[start RAW DATA]

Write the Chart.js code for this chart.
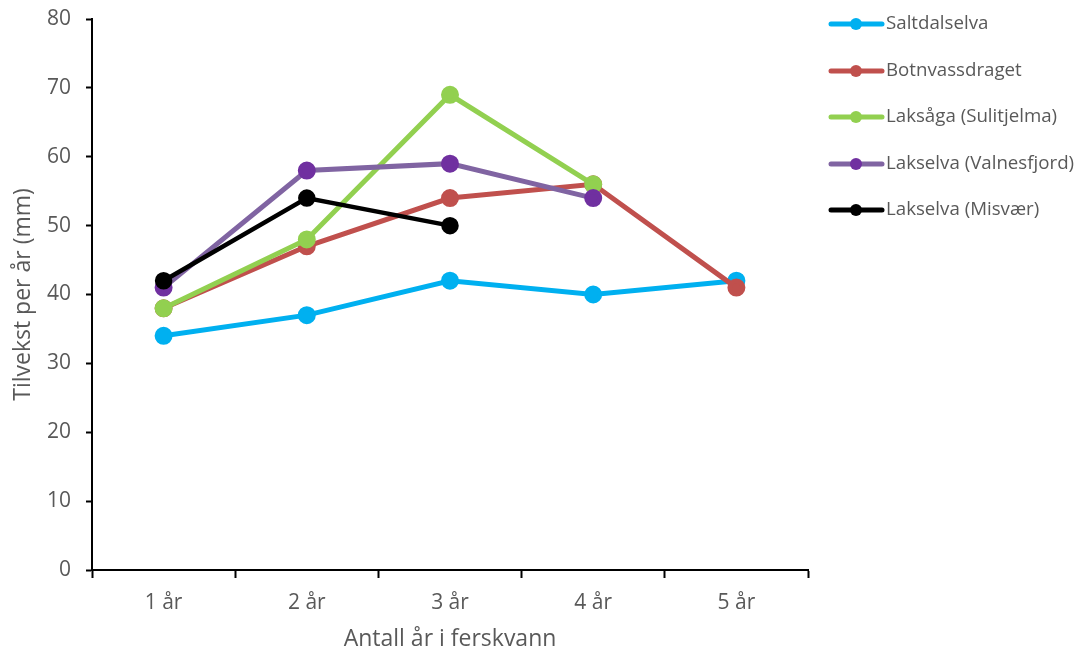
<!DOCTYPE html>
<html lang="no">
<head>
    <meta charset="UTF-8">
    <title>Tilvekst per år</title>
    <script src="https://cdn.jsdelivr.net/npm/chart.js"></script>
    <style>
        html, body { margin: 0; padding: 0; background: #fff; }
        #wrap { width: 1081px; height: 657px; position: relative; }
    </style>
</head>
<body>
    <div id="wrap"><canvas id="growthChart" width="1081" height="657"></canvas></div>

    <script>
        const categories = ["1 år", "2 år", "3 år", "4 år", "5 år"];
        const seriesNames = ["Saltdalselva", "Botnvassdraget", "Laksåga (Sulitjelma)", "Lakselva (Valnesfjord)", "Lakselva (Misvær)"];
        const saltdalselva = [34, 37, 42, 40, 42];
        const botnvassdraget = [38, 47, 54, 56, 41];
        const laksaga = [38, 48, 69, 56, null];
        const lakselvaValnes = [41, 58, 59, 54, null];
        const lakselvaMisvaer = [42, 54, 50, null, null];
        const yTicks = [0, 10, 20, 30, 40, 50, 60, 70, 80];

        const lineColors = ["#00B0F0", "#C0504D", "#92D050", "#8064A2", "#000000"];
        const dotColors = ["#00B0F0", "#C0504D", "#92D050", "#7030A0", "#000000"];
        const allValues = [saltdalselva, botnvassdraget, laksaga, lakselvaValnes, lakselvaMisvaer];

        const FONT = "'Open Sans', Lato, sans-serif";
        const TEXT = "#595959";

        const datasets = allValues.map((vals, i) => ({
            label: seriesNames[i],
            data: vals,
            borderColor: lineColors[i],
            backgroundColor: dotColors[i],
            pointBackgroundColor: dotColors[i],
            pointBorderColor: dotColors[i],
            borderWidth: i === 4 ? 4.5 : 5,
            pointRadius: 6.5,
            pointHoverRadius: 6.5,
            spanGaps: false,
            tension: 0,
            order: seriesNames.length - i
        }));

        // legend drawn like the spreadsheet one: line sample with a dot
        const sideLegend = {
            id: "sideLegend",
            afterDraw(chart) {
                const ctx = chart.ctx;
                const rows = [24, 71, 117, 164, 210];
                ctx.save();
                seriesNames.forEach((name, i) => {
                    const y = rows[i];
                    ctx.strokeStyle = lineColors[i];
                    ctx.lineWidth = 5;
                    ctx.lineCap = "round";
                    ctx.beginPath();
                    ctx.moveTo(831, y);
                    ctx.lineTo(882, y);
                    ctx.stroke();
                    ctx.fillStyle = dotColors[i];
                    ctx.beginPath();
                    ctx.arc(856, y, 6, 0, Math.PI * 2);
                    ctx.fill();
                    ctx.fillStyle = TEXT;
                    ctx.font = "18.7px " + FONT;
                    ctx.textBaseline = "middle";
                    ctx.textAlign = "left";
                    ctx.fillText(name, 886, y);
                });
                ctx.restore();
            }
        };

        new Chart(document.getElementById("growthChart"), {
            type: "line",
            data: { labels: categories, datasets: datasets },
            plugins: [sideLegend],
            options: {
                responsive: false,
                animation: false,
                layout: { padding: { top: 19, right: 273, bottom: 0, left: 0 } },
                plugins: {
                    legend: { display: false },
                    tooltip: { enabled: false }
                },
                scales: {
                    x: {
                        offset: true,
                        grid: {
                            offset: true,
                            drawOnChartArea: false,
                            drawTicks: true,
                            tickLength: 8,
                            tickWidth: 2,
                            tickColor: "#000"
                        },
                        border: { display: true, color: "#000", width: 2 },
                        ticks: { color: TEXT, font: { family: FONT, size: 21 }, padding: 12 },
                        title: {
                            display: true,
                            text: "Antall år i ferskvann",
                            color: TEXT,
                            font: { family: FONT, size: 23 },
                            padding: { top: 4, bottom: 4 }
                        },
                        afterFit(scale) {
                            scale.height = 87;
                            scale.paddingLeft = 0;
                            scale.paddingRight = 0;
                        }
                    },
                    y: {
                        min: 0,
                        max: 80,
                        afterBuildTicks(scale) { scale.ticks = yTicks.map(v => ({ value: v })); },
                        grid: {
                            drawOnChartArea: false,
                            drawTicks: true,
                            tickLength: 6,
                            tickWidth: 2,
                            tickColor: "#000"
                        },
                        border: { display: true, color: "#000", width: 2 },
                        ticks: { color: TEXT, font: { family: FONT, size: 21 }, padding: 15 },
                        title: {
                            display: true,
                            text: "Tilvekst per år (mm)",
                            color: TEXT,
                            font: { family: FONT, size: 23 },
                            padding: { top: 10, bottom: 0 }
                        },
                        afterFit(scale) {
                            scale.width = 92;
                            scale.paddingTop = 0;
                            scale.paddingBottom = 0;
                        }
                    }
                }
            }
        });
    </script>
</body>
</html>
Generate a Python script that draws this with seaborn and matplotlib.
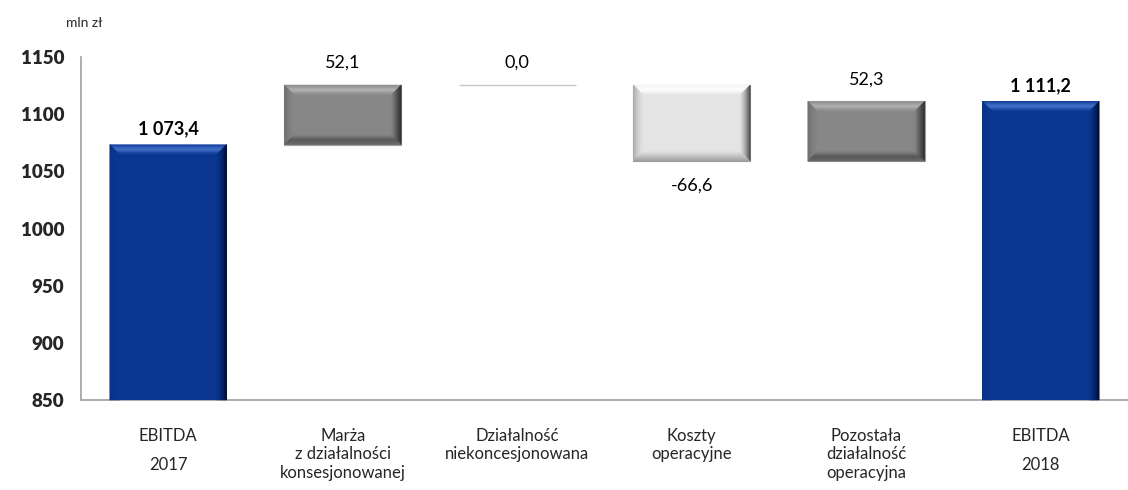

[end RAW DATA]

With the pictures omitted, reproduce the records in full and exactly.

Write the Chart.js code for this chart.
<!DOCTYPE html>
<html lang="no">
<head>
    <meta charset="UTF-8">
    <title>Tilvekst per år</title>
    <script src="https://cdn.jsdelivr.net/npm/chart.js"></script>
    <style>
        html, body { margin: 0; padding: 0; background: #fff; }
        #wrap { width: 1081px; height: 657px; position: relative; }
    </style>
</head>
<body>
    <div id="wrap"><canvas id="growthChart" width="1081" height="657"></canvas></div>

    <script>
        const categories = ["1 år", "2 år", "3 år", "4 år", "5 år"];
        const seriesNames = ["Saltdalselva", "Botnvassdraget", "Laksåga (Sulitjelma)", "Lakselva (Valnesfjord)", "Lakselva (Misvær)"];
        const saltdalselva = [34, 37, 42, 40, 42];
        const botnvassdraget = [38, 47, 54, 56, 41];
        const laksaga = [38, 48, 69, 56, null];
        const lakselvaValnes = [41, 58, 59, 54, null];
        const lakselvaMisvaer = [42, 54, 50, null, null];
        const yTicks = [0, 10, 20, 30, 40, 50, 60, 70, 80];

        const lineColors = ["#00B0F0", "#C0504D", "#92D050", "#8064A2", "#000000"];
        const dotColors = ["#00B0F0", "#C0504D", "#92D050", "#7030A0", "#000000"];
        const allValues = [saltdalselva, botnvassdraget, laksaga, lakselvaValnes, lakselvaMisvaer];

        const FONT = "'Open Sans', Lato, sans-serif";
        const TEXT = "#595959";

        const datasets = allValues.map((vals, i) => ({
            label: seriesNames[i],
            data: vals,
            borderColor: lineColors[i],
            backgroundColor: dotColors[i],
            pointBackgroundColor: dotColors[i],
            pointBorderColor: dotColors[i],
            borderWidth: i === 4 ? 4.5 : 5,
            pointRadius: 6.5,
            pointHoverRadius: 6.5,
            spanGaps: false,
            tension: 0,
            order: seriesNames.length - i
        }));

        // legend drawn like the spreadsheet one: line sample with a dot
        const sideLegend = {
            id: "sideLegend",
            afterDraw(chart) {
                const ctx = chart.ctx;
                const rows = [24, 71, 117, 164, 210];
                ctx.save();
                seriesNames.forEach((name, i) => {
                    const y = rows[i];
                    ctx.strokeStyle = lineColors[i];
                    ctx.lineWidth = 5;
                    ctx.lineCap = "round";
                    ctx.beginPath();
                    ctx.moveTo(831, y);
                    ctx.lineTo(882, y);
                    ctx.stroke();
                    ctx.fillStyle = dotColors[i];
                    ctx.beginPath();
                    ctx.arc(856, y, 6, 0, Math.PI * 2);
                    ctx.fill();
                    ctx.fillStyle = TEXT;
                    ctx.font = "18.7px " + FONT;
                    ctx.textBaseline = "middle";
                    ctx.textAlign = "left";
                    ctx.fillText(name, 886, y);
                });
                ctx.restore();
            }
        };

        new Chart(document.getElementById("growthChart"), {
            type: "line",
            data: { labels: categories, datasets: datasets },
            plugins: [sideLegend],
            options: {
                responsive: false,
                animation: false,
                layout: { padding: { top: 19, right: 273, bottom: 0, left: 0 } },
                plugins: {
                    legend: { display: false },
                    tooltip: { enabled: false }
                },
                scales: {
                    x: {
                        offset: true,
                        grid: {
                            offset: true,
                            drawOnChartArea: false,
                            drawTicks: true,
                            tickLength: 8,
                            tickWidth: 2,
                            tickColor: "#000"
                        },
                        border: { display: true, color: "#000", width: 2 },
                        ticks: { color: TEXT, font: { family: FONT, size: 21 }, padding: 12 },
                        title: {
                            display: true,
                            text: "Antall år i ferskvann",
                            color: TEXT,
                            font: { family: FONT, size: 23 },
                            padding: { top: 4, bottom: 4 }
                        },
                        afterFit(scale) {
                            scale.height = 87;
                            scale.paddingLeft = 0;
                            scale.paddingRight = 0;
                        }
                    },
                    y: {
                        min: 0,
                        max: 80,
                        afterBuildTicks(scale) { scale.ticks = yTicks.map(v => ({ value: v })); },
                        grid: {
                            drawOnChartArea: false,
                            drawTicks: true,
                            tickLength: 6,
                            tickWidth: 2,
                            tickColor: "#000"
                        },
                        border: { display: true, color: "#000", width: 2 },
                        ticks: { color: TEXT, font: { family: FONT, size: 21 }, padding: 15 },
                        title: {
                            display: true,
                            text: "Tilvekst per år (mm)",
                            color: TEXT,
                            font: { family: FONT, size: 23 },
                            padding: { top: 10, bottom: 0 }
                        },
                        afterFit(scale) {
                            scale.width = 92;
                            scale.paddingTop = 0;
                            scale.paddingBottom = 0;
                        }
                    }
                }
            }
        });
    </script>
</body>
</html>
Generate a Python script that draws this with seaborn and matplotlib.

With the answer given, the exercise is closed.